■ Dataset extract:
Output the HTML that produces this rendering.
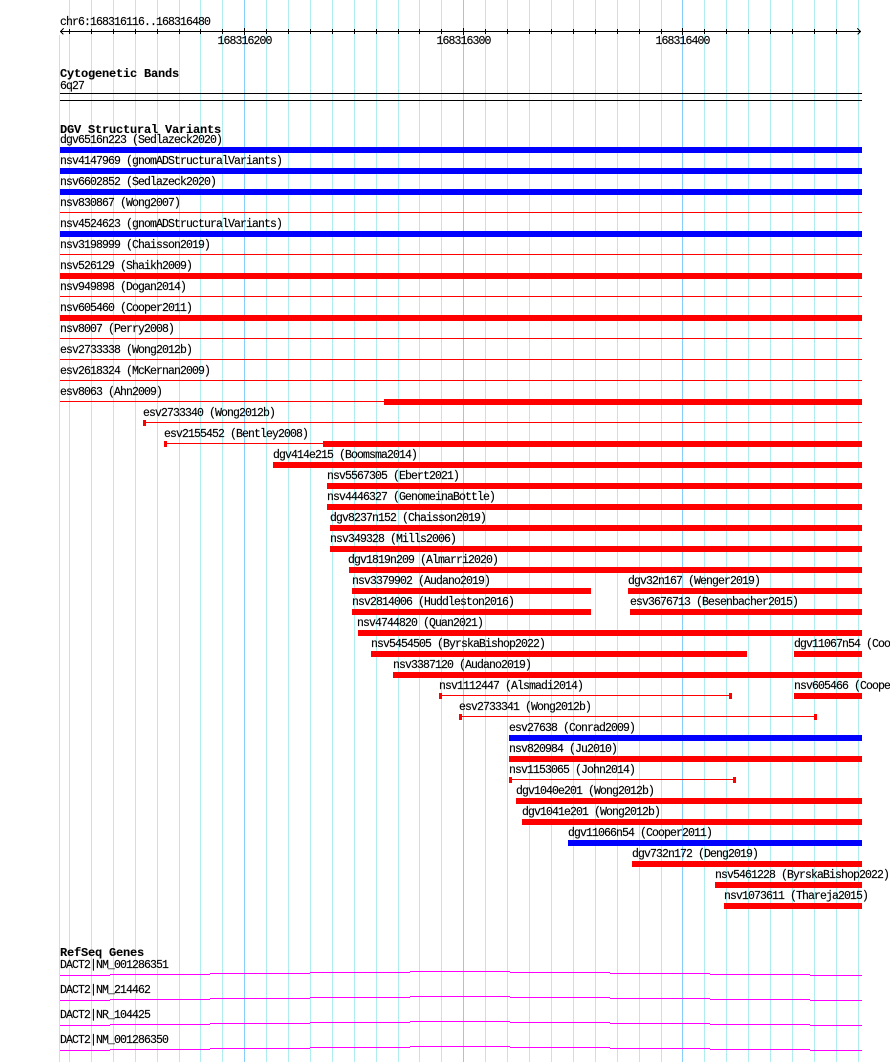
<!DOCTYPE html>
<html><head><meta charset="utf-8"><style>
html,body{margin:0;padding:0;background:#fff}
svg{display:block}
text{font-family:"Liberation Mono",monospace;font-size:11.5px;letter-spacing:-0.9px;fill:#000;stroke:#000;stroke-width:0.15px}
text.b{font-weight:bold;font-size:12px;letter-spacing:-0.2px;stroke-width:0.1px}
</style></head><body>
<svg width="890" height="1062" viewBox="0 0 890 1062" xmlns="http://www.w3.org/2000/svg" shape-rendering="crispEdges">
<rect x="0" y="0" width="890" height="1062" fill="#fff"/>
<g fill="#aeeeee">
<rect x="59" y="35" width="1" height="1027"/>
<rect x="69" y="0" width="1" height="1062"/><rect x="91" y="0" width="1" height="1062"/><rect x="113" y="0" width="1" height="1062"/><rect x="135" y="0" width="1" height="1062"/><rect x="157" y="0" width="1" height="1062"/><rect x="179" y="0" width="1" height="1062"/><rect x="200" y="0" width="1" height="1062"/><rect x="222" y="0" width="1" height="1062"/>
<rect x="266" y="0" width="1" height="1062"/><rect x="288" y="0" width="1" height="1062"/><rect x="310" y="0" width="1" height="1062"/><rect x="332" y="0" width="1" height="1062"/><rect x="354" y="0" width="1" height="1062"/><rect x="376" y="0" width="1" height="1062"/><rect x="398" y="0" width="1" height="1062"/><rect x="419" y="0" width="1" height="1062"/><rect x="441" y="0" width="1" height="1062"/>
<rect x="485" y="0" width="1" height="1062"/><rect x="507" y="0" width="1" height="1062"/><rect x="529" y="0" width="1" height="1062"/><rect x="551" y="0" width="1" height="1062"/><rect x="573" y="0" width="1" height="1062"/><rect x="595" y="0" width="1" height="1062"/><rect x="617" y="0" width="1" height="1062"/><rect x="639" y="0" width="1" height="1062"/><rect x="661" y="0" width="1" height="1062"/>
<rect x="704" y="0" width="1" height="1062"/><rect x="726" y="0" width="1" height="1062"/><rect x="748" y="0" width="1" height="1062"/><rect x="770" y="0" width="1" height="1062"/><rect x="792" y="0" width="1" height="1062"/><rect x="814" y="0" width="1" height="1062"/><rect x="836" y="0" width="1" height="1062"/><rect x="858" y="0" width="1" height="1062"/>
</g>
<g fill="#87cefa">
<rect x="244" y="0" width="1" height="1062"/><rect x="463" y="0" width="1" height="1062"/><rect x="682" y="0" width="1" height="1062"/>
</g>

<!-- ruler -->
<text x="60" y="25">chr6:168316116..168316480</text>
<rect x="60" y="31" width="801" height="1" fill="#000"/>
<g fill="#000">
<rect x="69" y="29" width="1" height="5"/><rect x="91" y="29" width="1" height="5"/><rect x="113" y="29" width="1" height="5"/><rect x="135" y="29" width="1" height="5"/><rect x="157" y="29" width="1" height="5"/><rect x="179" y="29" width="1" height="5"/><rect x="200" y="29" width="1" height="5"/><rect x="222" y="29" width="1" height="5"/><rect x="244" y="28" width="1" height="7"/>
<rect x="266" y="29" width="1" height="5"/><rect x="288" y="29" width="1" height="5"/><rect x="310" y="29" width="1" height="5"/><rect x="332" y="29" width="1" height="5"/><rect x="354" y="29" width="1" height="5"/><rect x="376" y="29" width="1" height="5"/><rect x="398" y="29" width="1" height="5"/><rect x="419" y="29" width="1" height="5"/><rect x="441" y="29" width="1" height="5"/><rect x="463" y="28" width="1" height="7"/>
<rect x="485" y="29" width="1" height="5"/><rect x="507" y="29" width="1" height="5"/><rect x="529" y="29" width="1" height="5"/><rect x="551" y="29" width="1" height="5"/><rect x="573" y="29" width="1" height="5"/><rect x="595" y="29" width="1" height="5"/><rect x="617" y="29" width="1" height="5"/><rect x="639" y="29" width="1" height="5"/><rect x="661" y="29" width="1" height="5"/><rect x="682" y="28" width="1" height="7"/>
<rect x="704" y="29" width="1" height="5"/><rect x="726" y="29" width="1" height="5"/><rect x="748" y="29" width="1" height="5"/><rect x="770" y="29" width="1" height="5"/><rect x="792" y="29" width="1" height="5"/><rect x="814" y="29" width="1" height="5"/><rect x="836" y="29" width="1" height="5"/>
</g>
<polyline points="63.5,28.5 60.5,31.5 63.5,34.5" fill="none" stroke="#000" stroke-width="1"/>
<polyline points="857.5,28.5 860.5,31.5 857.5,34.5" fill="none" stroke="#000" stroke-width="1"/>
<text x="244.5" y="44" text-anchor="middle">168316200</text>
<text x="463.5" y="44" text-anchor="middle">168316300</text>
<text x="682.5" y="44" text-anchor="middle">168316400</text>

<!-- cytobands -->
<text class="b" x="60" y="77">Cytogenetic Bands</text>
<text x="60" y="89">6q27</text>
<rect x="60" y="93" width="802" height="1" fill="#000"/>
<rect x="60" y="100" width="802" height="1" fill="#000"/>

<!-- DGV -->
<text class="b" x="60" y="133">DGV Structural Variants</text>

<g>
<text x="60" y="143">dgv6516n223 (Sedlazeck2020)</text>
<rect x="60" y="147" width="802" height="6" fill="#0000ff"/>
<text x="60" y="164">nsv4147969 (gnomADStructuralVariants)</text>
<rect x="60" y="168" width="802" height="6" fill="#0000ff"/>
<text x="60" y="185">nsv6602852 (Sedlazeck2020)</text>
<rect x="60" y="189" width="802" height="6" fill="#0000ff"/>
<text x="60" y="206">nsv830867 (Wong2007)</text>
<rect x="60" y="212" width="802" height="1" fill="#ff0000"/>
<text x="60" y="227">nsv4524623 (gnomADStructuralVariants)</text>
<rect x="60" y="231" width="802" height="6" fill="#0000ff"/>
<text x="60" y="248">nsv3198999 (Chaisson2019)</text>
<rect x="60" y="254" width="802" height="1" fill="#ff0000"/>
<text x="60" y="269">nsv526129 (Shaikh2009)</text>
<rect x="60" y="273" width="802" height="6" fill="#ff0000"/>
<text x="60" y="290">nsv949898 (Dogan2014)</text>
<rect x="60" y="296" width="802" height="1" fill="#ff0000"/>
<text x="60" y="311">nsv605460 (Cooper2011)</text>
<rect x="60" y="315" width="802" height="6" fill="#ff0000"/>
<text x="60" y="332">nsv8007 (Perry2008)</text>
<rect x="60" y="338" width="802" height="1" fill="#ff0000"/>
<text x="60" y="353">esv2733338 (Wong2012b)</text>
<rect x="60" y="359" width="802" height="1" fill="#ff0000"/>
<text x="60" y="374">esv2618324 (McKernan2009)</text>
<rect x="60" y="380" width="802" height="1" fill="#ff0000"/>
<text x="60" y="395">esv8063 (Ahn2009)</text>
<rect x="60" y="401" width="802" height="1" fill="#ff0000"/>
<rect x="384" y="399" width="478" height="6" fill="#ff0000"/>
<text x="143" y="416">esv2733340 (Wong2012b)</text>
<rect x="143" y="422" width="719" height="1" fill="#ff0000"/>
<rect x="143" y="420" width="3" height="6" fill="#ff0000"/>
<text x="164" y="437">esv2155452 (Bentley2008)</text>
<rect x="164" y="443" width="160" height="1" fill="#ff0000"/>
<rect x="164" y="441" width="3" height="6" fill="#ff0000"/>
<rect x="323" y="441" width="539" height="6" fill="#ff0000"/>
<text x="273" y="458">dgv414e215 (Boomsma2014)</text>
<rect x="273" y="462" width="589" height="6" fill="#ff0000"/>
<text x="327" y="479">nsv5567305 (Ebert2021)</text>
<rect x="327" y="483" width="535" height="6" fill="#ff0000"/>
<text x="327" y="500">nsv4446327 (GenomeinaBottle)</text>
<rect x="327" y="504" width="535" height="6" fill="#ff0000"/>
<text x="330" y="521">dgv8237n152 (Chaisson2019)</text>
<rect x="330" y="525" width="532" height="6" fill="#ff0000"/>
<text x="330" y="542">nsv349328 (Mills2006)</text>
<rect x="330" y="546" width="532" height="6" fill="#ff0000"/>
<text x="348" y="563">dgv1819n209 (Almarri2020)</text>
<rect x="349" y="567" width="513" height="6" fill="#ff0000"/>
<text x="352" y="584">nsv3379902 (Audano2019)</text>
<rect x="352" y="588" width="239" height="6" fill="#ff0000"/>
<text x="628" y="584">dgv32n167 (Wenger2019)</text>
<rect x="628" y="588" width="234" height="6" fill="#ff0000"/>
<text x="352" y="605">nsv2814006 (Huddleston2016)</text>
<rect x="352" y="609" width="239" height="6" fill="#ff0000"/>
<text x="630" y="605">esv3676713 (Besenbacher2015)</text>
<rect x="630" y="609" width="232" height="6" fill="#ff0000"/>
<text x="357" y="626">nsv4744820 (Quan2021)</text>
<rect x="358" y="630" width="504" height="6" fill="#ff0000"/>
<text x="371" y="647">nsv5454505 (ByrskaBishop2022)</text>
<rect x="371" y="651" width="376" height="6" fill="#ff0000"/>
<text x="794" y="647">dgv11067n54 (Cooper2011)</text>
<rect x="794" y="651" width="68" height="6" fill="#ff0000"/>
<text x="393" y="668">nsv3387120 (Audano2019)</text>
<rect x="393" y="672" width="469" height="6" fill="#ff0000"/>
<text x="439" y="689">nsv1112447 (Alsmadi2014)</text>
<rect x="439" y="695" width="293" height="1" fill="#ff0000"/>
<rect x="439" y="693" width="3" height="6" fill="#ff0000"/>
<rect x="729" y="693" width="3" height="6" fill="#ff0000"/>
<text x="794" y="689">nsv605466 (Cooper2011)</text>
<rect x="794" y="693" width="68" height="6" fill="#ff0000"/>
<text x="459" y="710">esv2733341 (Wong2012b)</text>
<rect x="459" y="716" width="358" height="1" fill="#ff0000"/>
<rect x="459" y="714" width="3" height="6" fill="#ff0000"/>
<rect x="814" y="714" width="3" height="6" fill="#ff0000"/>
<text x="509" y="731">esv27638 (Conrad2009)</text>
<rect x="509" y="735" width="353" height="6" fill="#0000ff"/>
<text x="509" y="752">nsv820984 (Ju2010)</text>
<rect x="509" y="756" width="353" height="6" fill="#ff0000"/>
<text x="509" y="773">nsv1153065 (John2014)</text>
<rect x="509" y="779" width="227" height="1" fill="#ff0000"/>
<rect x="509" y="777" width="3" height="6" fill="#ff0000"/>
<rect x="733" y="777" width="3" height="6" fill="#ff0000"/>
<text x="516" y="794">dgv1040e201 (Wong2012b)</text>
<rect x="516" y="798" width="346" height="6" fill="#ff0000"/>
<text x="522" y="815">dgv1041e201 (Wong2012b)</text>
<rect x="522" y="819" width="340" height="6" fill="#ff0000"/>
<text x="568" y="836">dgv11066n54 (Cooper2011)</text>
<rect x="568" y="840" width="294" height="6" fill="#0000ff"/>
<text x="632" y="857">dgv732n172 (Deng2019)</text>
<rect x="632" y="861" width="230" height="6" fill="#ff0000"/>
<text x="715" y="878">nsv5461228 (ByrskaBishop2022)</text>
<rect x="715" y="882" width="147" height="6" fill="#ff0000"/>
<text x="724" y="899">nsv1073611 (Thareja2015)</text>
<rect x="724" y="903" width="138" height="6" fill="#ff0000"/>
</g>

<!-- RefSeq -->
<text class="b" x="60" y="956">RefSeq Genes</text>
<text x="60" y="968">DACT2|NM_001286351</text>
<text x="60" y="993">DACT2|NM_214462</text>
<text x="60" y="1018">DACT2|NR_104425</text>
<text x="60" y="1043">DACT2|NM_001286350</text>
<g fill="#ff00ff">
<rect x="60" y="975" width="50" height="1"/><rect x="110" y="974" width="100" height="1"/><rect x="210" y="973" width="100" height="1"/><rect x="310" y="972" width="100" height="1"/><rect x="410" y="971" width="100" height="1"/><rect x="510" y="972" width="100" height="1"/><rect x="610" y="973" width="100" height="1"/><rect x="710" y="974" width="100" height="1"/><rect x="810" y="975" width="52" height="1"/>
<rect x="60" y="1000" width="50" height="1"/><rect x="110" y="999" width="100" height="1"/><rect x="210" y="998" width="100" height="1"/><rect x="310" y="997" width="100" height="1"/><rect x="410" y="996" width="100" height="1"/><rect x="510" y="997" width="100" height="1"/><rect x="610" y="998" width="100" height="1"/><rect x="710" y="999" width="100" height="1"/><rect x="810" y="1000" width="52" height="1"/>
<rect x="60" y="1025" width="50" height="1"/><rect x="110" y="1024" width="100" height="1"/><rect x="210" y="1023" width="100" height="1"/><rect x="310" y="1022" width="100" height="1"/><rect x="410" y="1021" width="100" height="1"/><rect x="510" y="1022" width="100" height="1"/><rect x="610" y="1023" width="100" height="1"/><rect x="710" y="1024" width="100" height="1"/><rect x="810" y="1025" width="52" height="1"/>
<rect x="60" y="1050" width="50" height="1"/><rect x="110" y="1049" width="100" height="1"/><rect x="210" y="1048" width="100" height="1"/><rect x="310" y="1047" width="100" height="1"/><rect x="410" y="1046" width="100" height="1"/><rect x="510" y="1047" width="100" height="1"/><rect x="610" y="1048" width="100" height="1"/><rect x="710" y="1049" width="100" height="1"/><rect x="810" y="1050" width="52" height="1"/>
</g>
</svg>
</body></html>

■ What you are asked to do: Work out how many lines of the listing above include the word "rendering". Report only the number.

■ Correct result: 2